Wes Anderson’s “The French Dispatch” has a lot of stars, so many that fans of the director are chomping at the bit to see it. But they’re ignoring the reviews so far from critics who also enjoy Anderson’s movies but could not navigate this film. I am now one of those.
Not a movie but a series of vignettes, “The French Dispatch” is supposedly a New Yorker-like magazine attached to a Kansas City newspaper, based in a French village. You would have to know a lot about the history of The New Yorker to really appreciate the way Anderson has framed this movie– know about editor Harold Ross, and his famed set of writers from the 30s through the 70s. This is rarefied air, to be certain, a very thin atmosphere that doesn’t allow breathing.
Let’s try to break it down. Bill Murray plays the Ross-like editor, and we learn up front that he has died. So we’re going to go back and look at three interminable feature pieces that ran during The French Dispatch’s halcyon days. Of the three, only the first is coherent enough to make us care. This is a story about a convicted murderer who becomes an artist in prison. Benicio del Toro is the artist. Adrien Brody is the art gallerist who makes him famous. They are the only actual well-drafted characters in a sea of appearances.
I must add here that Tilda Swinton is note perfect doing a parody of the real life late Metropolitan Museum of Art lecturer Rosamund Bernier. But how many people in the world will understand what’s going on here? Beats me. Fifty? A hundred?
The two other stories are very hard to follow and have no relation to the first one. What’s supposed to hold them together is that we return to Murray and The French Dispatch’s offices. But all those stars featured in the ads and publicity,they are walk ons. Or drive-bys. Elisabeth Moss, for example, has nothing to do. Bob Balaban and Henry Winkler are all dressed up with no place to go. Frances McDormand and Timothee Chalamet have more to do, but it adds up to very little.
“The French Dispatch” is such a collection of chaotic nothing that you have to look at what works. That would be the production design by Adam Stockhausen and the art and set decoration. All the ‘below the line’ craft people deserve Oscar nominations. Their work is impeccably inventive down to the most minute details. But isn’t that the problem? There’s more coherence to the production than there is to the narrative. This is really a case of style over substance.
Our screening was the closing night film of the Hamptons Film Festival, which should have been the exact right audience for so much pretentiousness. Yet the folks in Guild Hall didn’t get it. Many walked out before the show was over. Someone was overheard saying they were glad they’d been told in advance that this had something to do with The New Yorker.

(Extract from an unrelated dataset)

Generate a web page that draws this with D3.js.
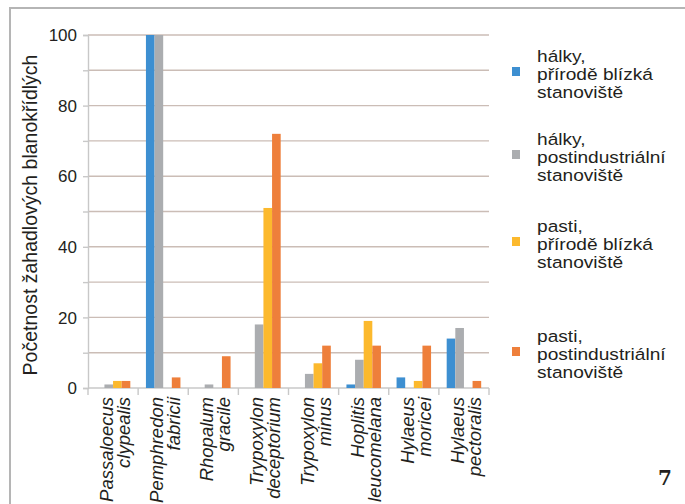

But in the end, “The French Dispatch” has absolutely nothing to do with the venerated magazine or its fabled history. It has even less to do with the Wes Anderson movies we’ve loved, like “The Royal Tenenbaums” or “Moonrise Kingdom.” There are no characters, no plot, and no heart. It’s as if someone dumped a bunch of notes for potential stories on Harold Ross’s desk and instead of being shaped they were just thrown in a blender that was set to ‘frappe.’